Making a spell a ritual adds it's own problems. Since you don't have to roll to extend the casting time the question isn't "How far am I willing to push my concentration rolls?", it's "How big a circle can a draw during the hour plus I now have to cast this spell. The practical size of ritual circles is huge, a mile diameter is pretty doable.

A ritual, though, and this is my own opinion since RAW is inconclusive, is always at risk of botching. Botch dice is at least 1 + the # of pawns of vis used, less subtractions from Golden Cord, virtues and spell mastery.

Sure but one roll to fail or botch verses several concentration checks.

You're also leaving out what constitutes breaking the circle. If crossing the circle breaks it (especially as it is being scribed) then it is automatically a botch. Circles are problematic, period, and the troupe still needs to decide what they want from them.

I allow large circles with no size bump extra magnitudes.

However, I'm also a bit of a fiend for enforcing reality when trying to draw large circles.

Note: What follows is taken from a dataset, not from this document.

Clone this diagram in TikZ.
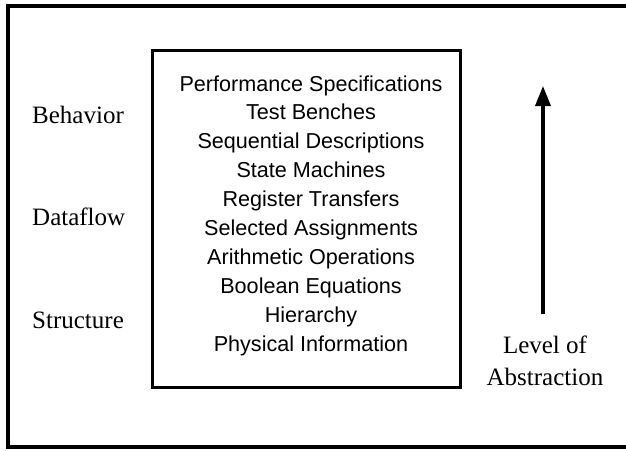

Drawing a large circle on empty flat ground, such as a parade ground using post and string is no problem. If you want to draw a circle around a town, your magus is going to have to
a) account for landscape, inconvenient boulders, gullys, trees, randomly inconvenient houses, etc
b) account for annoying peasants, livestock, weather messing up his huge circle.
c) not fluff his concentration roll while walking the perimeter
d) not draw the attention of spear wielding locals who take exception to a wizard drawing circles around their town

I'll quite happily allow large circles if my players are sensible about it. One of my players aims to use creo corpus to boost the stamina of the entire town he lives in (custom setting, no peasanty problems here) and is planning on using the towns large central piazza to carefully mark a circle out, then invite all the townsfolk into the circle. He'll use guards, assistants and post/string to measure the circle out and keep everyone from trampling it.